NEW YORK — Former US Secretary of State Hillary Rodham Clinton said that nuclear negotiations with Iran should be given a chance and warned Congress against imposing new sanctions.

Clinton, speaking Wednesday night at an American Jewish Congress gala in New York, credited international sanctions that she worked to implement with bringing Iran to the negotiating table. She stressed the importance of pursuing the current multinational talks aimed at reaching an agreement with Iran over its nuclear program.

“Now, the odds of reaching that comprehensive agreement are not good. President Obama has said that,” Clinton said at the dinner, where she was presented with AJCongress’s Stephen S. Wise Award. “I’m also personally skeptical that the Iranians would follow through and deliver. I have seen their behavior over years. But this is a development that is worth testing.”

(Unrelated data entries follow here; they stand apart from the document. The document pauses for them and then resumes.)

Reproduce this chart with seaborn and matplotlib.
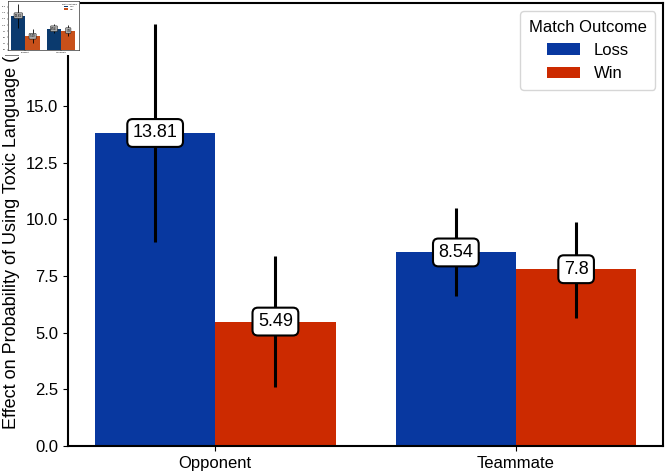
import matplotlib
matplotlib.use("Agg")
import matplotlib.pyplot as plt
import seaborn as sns
import pandas as pd

# -------------------------
# Data
# -------------------------
targets = ["Opponent", "Opponent", "Teammate", "Teammate"]
outcomes = ["Loss", "Win", "Loss", "Win"]
effects = [13.81, 5.49, 8.54, 7.80]
ci_low = [9.02, 2.61, 6.61, 5.64]
ci_high = [18.62, 8.40, 10.48, 9.87]
label_text = ["13.81", "5.49", "8.54", "7.8"]

df = pd.DataFrame({"target": targets, "outcome": outcomes, "effect": effects,
                   "low": ci_low, "high": ci_high, "label": label_text})

palette = {"Loss": "#0838a0", "Win": "#cc2a00"}
thumb_palette = {"Loss": "#0b3a6e", "Win": "#c8501a"}

sns.set_style("ticks")
plt.rcParams["font.family"] = ["Liberation Sans", "DejaVu Sans"]
plt.rcParams.update({"text.color": "black", "axes.labelcolor": "black",
                     "xtick.color": "black", "ytick.color": "black",
                     "axes.edgecolor": "black"})

fig = plt.figure(figsize=(6.66, 4.75), dpi=100)
ax = fig.add_axes([0.102, 0.061, 0.894, 0.933])


def draw(ax, pal, lw, fs, box_fc, box_lw):
    sns.barplot(data=df, x="target", y="effect", hue="outcome",
                hue_order=["Loss", "Win"], palette=pal, saturation=1,
                errorbar=None, linewidth=0, ax=ax)
    for cont, level in zip(ax.containers, ["Loss", "Win"]):
        sub = df[df["outcome"] == level]
        for bar, (_, row) in zip(cont, sub.iterrows()):
            xc = bar.get_x() + bar.get_width() / 2
            ax.errorbar(xc, row["effect"],
                        yerr=[[row["effect"] - row["low"]], [row["high"] - row["effect"]]],
                        fmt="none", ecolor="black", elinewidth=lw, capsize=0, zorder=3)
            ax.text(xc, row["effect"], row["label"], ha="center", va="center",
                    fontsize=fs, zorder=4,
                    bbox=dict(boxstyle="round,pad=0.3", fc=box_fc, ec="black", lw=box_lw))


draw(ax, palette, 2.2, 13, "white", 1.5)
ax.set_xlabel("")
ax.set_ylabel("Effect on Probability of Using Toxic Language (p.p.)", fontsize=13)
ax.tick_params(labelsize=12)
for s in ax.spines.values():
    s.set_linewidth(1.5)
ax.legend(title="Match Outcome", loc="upper right", fontsize=12, title_fontsize=12,
          handlelength=2.0, borderpad=0.5)

# -------------------------
# Thumbnail in the corner
# -------------------------
bg = fig.add_axes([0.0, 0.884, 0.12, 0.116])
bg.set_facecolor("white")
bg.set_xticks([])
bg.set_yticks([])
for s in bg.spines.values():
    s.set_visible(False)
bg.set_zorder(5)

th = fig.add_axes([0.012, 0.895, 0.106, 0.102])
th.set_zorder(6)
draw(th, thumb_palette, 0.6, 2, "#aaaaaa", 0.3)
th.set_xlabel("")
th.set_ylabel("")
th.tick_params(labelsize=1.5, length=1, width=0.3, pad=0.5)
for s in th.spines.values():
    s.set_linewidth(0.4)
th.legend(title="Match Outcome", loc="upper right", fontsize=1.5, title_fontsize=1.5,
          frameon=False)

fig.savefig("out.png", dpi=100)
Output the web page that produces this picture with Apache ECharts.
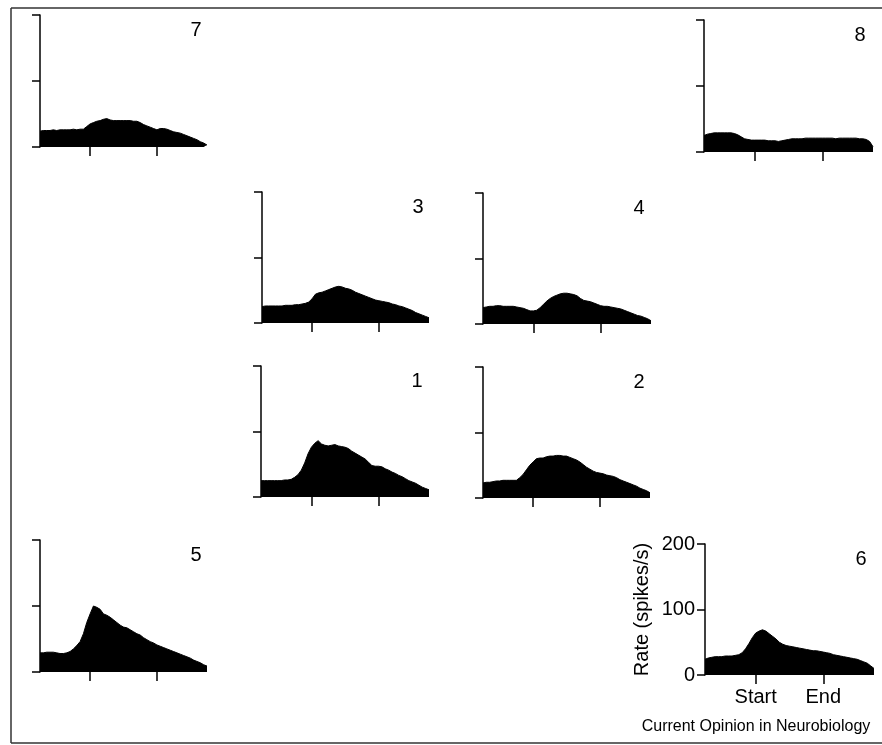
<!DOCTYPE html>
<html>
<head>
<meta charset="utf-8">
<script src="https://cdn.jsdelivr.net/npm/echarts@6/dist/echarts.min.js"></script>
<style>
html,body{margin:0;padding:0;background:#fff;}
#chart{width:882px;height:745px;}
</style>
</head>
<body>
<div id="chart"></div>
<script>
// Time relative to movement (0 = Start, 1 = End)
const times = [-0.75,-0.7,-0.65,-0.6,-0.55,-0.5,-0.45,-0.4,-0.35,-0.3,-0.25,-0.2,-0.15,-0.1,-0.05,0,0.05,0.1,0.15,0.2,0.25,0.3,0.35,0.4,0.45,0.5,0.55,0.6,0.65,0.7,0.75,0.8,0.85,0.9,0.95,1,1.05,1.1,1.15,1.2,1.25,1.3,1.35,1.4,1.45,1.5,1.55,1.6,1.65,1.7,1.75];
const xTickValues = [0, 1];
const xTickLabels = ['Start', 'End'];
const yTicks = [0, 100, 200];
const panelNames = ['1','2','3','4','5','6','7','8'];

// Firing rate (spikes/s) per direction
const rate1 = [25,25,25,25,25,25,25,26,26,27,30,34,41,52,66,76,82,86,81,79,78,79,80,78,77,76,74,70,67,64,61,58,53,48,47,47,46,43,41,38,36,33,31,28,25,23,21,18,15,13,11];
const rate2 = [23,24,24,25,26,26,27,27,27,27,27,31,36,43,50,55,60,61,61,63,64,64,65,65,64,64,62,60,58,55,51,47,44,41,39,38,37,35,34,33,31,28,26,24,22,20,18,15,13,11,8];
const rate3 = [25,26,26,26,26,26,26,27,27,27,28,28,29,30,32,37,44,46,47,49,51,53,55,56,55,53,52,50,47,45,43,41,39,37,35,34,33,32,31,29,28,26,25,23,21,19,16,14,12,10,8];
const rate4 = [25,26,27,27,28,28,27,27,27,27,26,25,24,22,20,20,21,25,30,35,39,42,44,46,47,47,46,45,43,39,36,35,34,32,30,28,27,27,26,25,24,23,21,19,17,15,13,12,10,8,5];
const rate5 = [29,29,30,30,30,29,28,28,29,31,35,40,46,58,75,88,100,98,95,88,86,83,79,75,71,68,67,64,61,58,56,52,49,46,44,41,39,37,35,33,31,29,27,25,23,21,18,16,14,11,9];
const rate6 = [24,26,27,28,28,28,29,29,29,30,31,34,40,48,57,64,67,69,67,63,59,55,50,47,45,44,43,42,41,40,39,38,37,37,36,35,34,33,31,30,29,28,27,26,25,24,22,20,18,14,10];
const rate7 = [24,25,25,25,26,25,26,26,26,26,27,26,27,27,31,35,37,39,40,42,43,41,40,40,40,40,40,40,39,39,37,34,32,30,28,26,28,28,27,25,23,22,21,19,17,15,13,11,8,6,3];
const rate8 = [25,27,28,29,29,29,29,29,29,28,26,23,20,19,18,18,18,18,18,17,17,17,16,17,18,19,20,20,20,20,21,21,21,21,21,21,21,21,21,20,21,21,21,21,21,21,20,20,19,16,8];
const rates = [rate1, rate2, rate3, rate4, rate5, rate6, rate7, rate8];

// Layout (pixels) of each panel, in the same order as panelNames
const layout = [
  {left:261, top:366, width:168, height:131},
  {left:483, top:367, width:167, height:131},
  {left:262, top:192, width:167, height:131},
  {left:483, top:193, width:168, height:131},
  {left:40,  top:540, width:167, height:132},
  {left:705, top:544, width:169, height:131},
  {left:40,  top:15,  width:167, height:132},
  {left:704, top:20,  width:169, height:132}
];
const labeledPanel = '6';

const FONT = '"Liberation Sans", Arial, Helvetica, sans-serif';
const chart = echarts.init(document.getElementById('chart'), null, {renderer:'canvas'});

const grids = [], xAxes = [], yAxes = [], series = [], graphics = [];
panelNames.forEach((name, i) => {
  const L = layout[i];
  const lab = name === labeledPanel;
  grids.push({left:L.left, top:L.top, width:L.width, height:L.height, containLabel:false});
  xAxes.push({
    gridIndex:i, type:'value', min:times[0], max:times[times.length-1],
    axisLine:{show:false, onZero:false},
    splitLine:{show:false},
    axisTick:{show:true, customValues:xTickValues, length:9, lineStyle:{color:'#000', width:1.5}},
    axisLabel:{show:lab, customValues:xTickValues, margin:12, color:'#000', fontSize:20, fontFamily:FONT,
      formatter: v => xTickLabels[xTickValues.indexOf(v)] || ''}
  });
  yAxes.push({
    gridIndex:i, type:'value', min:yTicks[0], max:yTicks[yTicks.length-1], interval:yTicks[1]-yTicks[0],
    axisLine:{show:true, onZero:false, lineStyle:{color:'#000', width:1.5}},
    splitLine:{show:false},
    axisTick:{show:true, length:8, lineStyle:{color:'#000', width:1.5}},
    axisLabel:{show:lab, margin:10, color:'#000', fontSize:20, fontFamily:FONT},
    name: lab ? 'Rate (spikes/s)' : '',
    nameLocation:'middle', nameRotate:90, nameGap:53,
    nameTextStyle:{color:'#000', fontSize:20, fontFamily:FONT}
  });
  series.push({
    type:'line', xAxisIndex:i, yAxisIndex:i,
    data: times.map((t, k) => [t, rates[i][k]]),
    showSymbol:false, symbol:'none', silent:true,
    lineStyle:{color:'#000', width:1},
    areaStyle:{color:'#000', opacity:1},
    z:1
  });
  graphics.push({
    type:'text', x:L.left + 156, y:L.top + 15,
    style:{text:name, fill:'#000', font:'20px ' + FONT, align:'center', verticalAlign:'middle'}
  });
});

graphics.push({type:'text', x:756, y:727,
  style:{text:'Current Opinion in Neurobiology', fill:'#000', font:'16px ' + FONT, align:'center', verticalAlign:'middle'}});
// figure frame
graphics.push({type:'line', shape:{x1:11, y1:8, x2:882, y2:8}, style:{stroke:'#333', lineWidth:1.5}});
graphics.push({type:'line', shape:{x1:11, y1:8, x2:11, y2:743}, style:{stroke:'#333', lineWidth:1.5}});
graphics.push({type:'line', shape:{x1:11, y1:743, x2:882, y2:743}, style:{stroke:'#333', lineWidth:1.5}});

chart.setOption({
  animation:false,
  backgroundColor:'#fff',
  textStyle:{fontFamily:FONT},
  grid:grids, xAxis:xAxes, yAxis:yAxes, series:series, graphic:graphics
});
</script>
</body>
</html>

Clinton, who is considered a likely 2016 presidential frontrunner, focused her speech on the Iranian nuclear issue and the Israeli-Palestinian peace process. On both fronts, she said, “the status quo is unsustainable.”

In her half-hour address, Clinton pointed to her experience as secretary of state in building international support for Iran sanctions and in bringing Israeli and Palestinian leaders together.

“It was clear to me that Prime Minister Netanyahu had a deep commitment to testing whether it was possible to create the conditions for peace,” she said, referring to her meetings with the Israeli leader. “He made some unprecedented moves during my four years which convinced me that he was willing to have the substantive conversations that are required for such a difficult undertaking.”

She praised her successor, Secretary of State John Kerry, as a “forceful advocate” for the peace process.

Clinton reiterated her support for the Obama administration’s stance that Congress should refrain from imposing new sanctions on Iran while nuclear talks are underway.

“If the world judges, fairly or unfairly, that negotiations have collapsed because of actions by our Congress, even some of our closest partners will falter,” Clinton said.

She said that if diplomacy ultimately fails, “then we can always — and we will — put on additional sanctions. And we will have the international support necessary to ensure enforcement. And, yes, we will explore every other option. And let’s be clear, every other option does remain on the table.”

Clinton was introduced at the gala by actress Julianna Margulies, star of CBS’s “The Good Wife,” and by AJCongress’s president, Jack Rosen.

AJCongress, a storied Jewish advocacy group, suspended its operations in 2010 after suffering massive losses from Bernard Madoff’s financial fraud. Over the past year, Rosen, a businessman, prominent political donor and longtime AJCongress leader, has worked with a board that includes his sons to reorganize the group. The reorganization has drawn criticism from some of the group’s past activists.